I share your basic sentiments of solidarity.

But from my view, you do a disservice on contorting political reality,when you 
state:


Trump, despite his erratic words, acts to defend the interests of US 
imperialism as he sees them.  He has intensified the US blockades of Cuba and 
Venezuela.  Hence it is not surprising that he wants to crush the Rojava 
revolution.

Chris Slee

It seems more credible that Trump does what the Putin government wants  - to 
weaken U. S. influence, cause internal conflict in NATO and
with the intelligence agencies, including in the U. S.
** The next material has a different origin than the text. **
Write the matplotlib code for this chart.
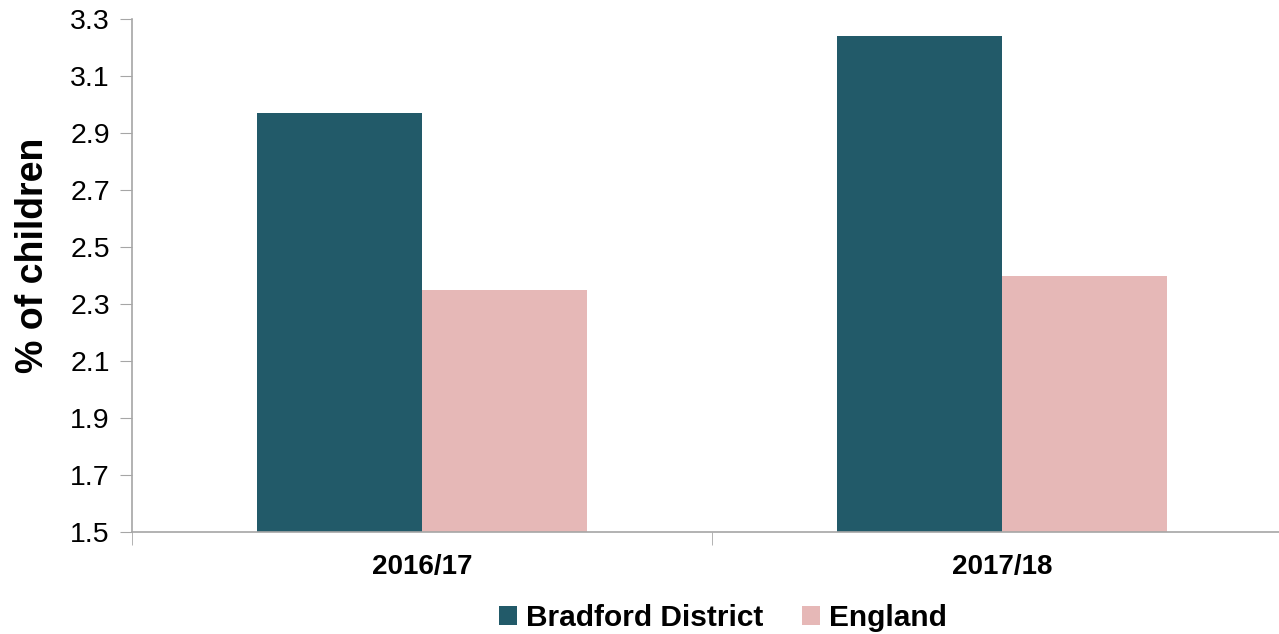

My understanding believes Trump cares nothing about the Kurds (he views them 
through his racist and xenophobic prejudice as "lessers")
but he is under the influence of Putin.  We know that Putin has been 
interacting and in contact with the far right wing in many lands  Putin's
personal financial coruption with his Russian nationalist views (including as a 
devout orthodox christian, where his contacts with the far right
seem to have originated).  We can observe Donald Trump has ties to 
international far right wing groups, has relationships with those who
have attended world conferences of these far right wing groups..  And there 
seems many of these right wing groups have relationships
with Putin and Trump, that seems to make them politically compatible - which is 
NOT in the interst of key sectors of  U. S. imperialism.

It is why the conflicting messages from Trump where first he announces 
withdrawl of troops and then becuase of pressure from many in the
U. S. Congress, the military, etc. - repositions some in Iraq with eyes always 
on the oil comrade!

Most everything the U.S. government does in that region of the world, is around 
oil and support for Israel - and did I mention oil?

None of those on this list, believe that Putin has some kind of "deep concern 
for Erdogan and the Turkey elite,or Assad, it is all about
national interests and influence - and diminishing the power and alliances of 
what Putin sees as his main threat - the U. S.

Trump is not carrying out the interests of the neo-conservatives, or of 
expanding markets for the U. S. wealthy or the international neo-liberal gang.
Just the opposite has been clearly happening, with Trump being viewed more 
unstable and a problem with the decades of efforts to
create alliances and expand the U. S. capitalists  world wide influence.

Trump's actions seem always to undermind the various alliances between the U. 
S. government institutions and its allies.
The Syrians, the Kurds, the Turkey government - are all pawns in the game of 
power and influence.  We all agree that working people
are not the intended beneficiares of these world power games manuevers.  But 
Trump never thought about the Kurds - only about
defeating ISIS and of course - the oil.  Trump is the same as Obama ,Bush, 
Clinton, etc.  They are addicted to oil and know of no other
cheap energy source to make both enormous profits and maintain their war 
machines and economies to benefit from.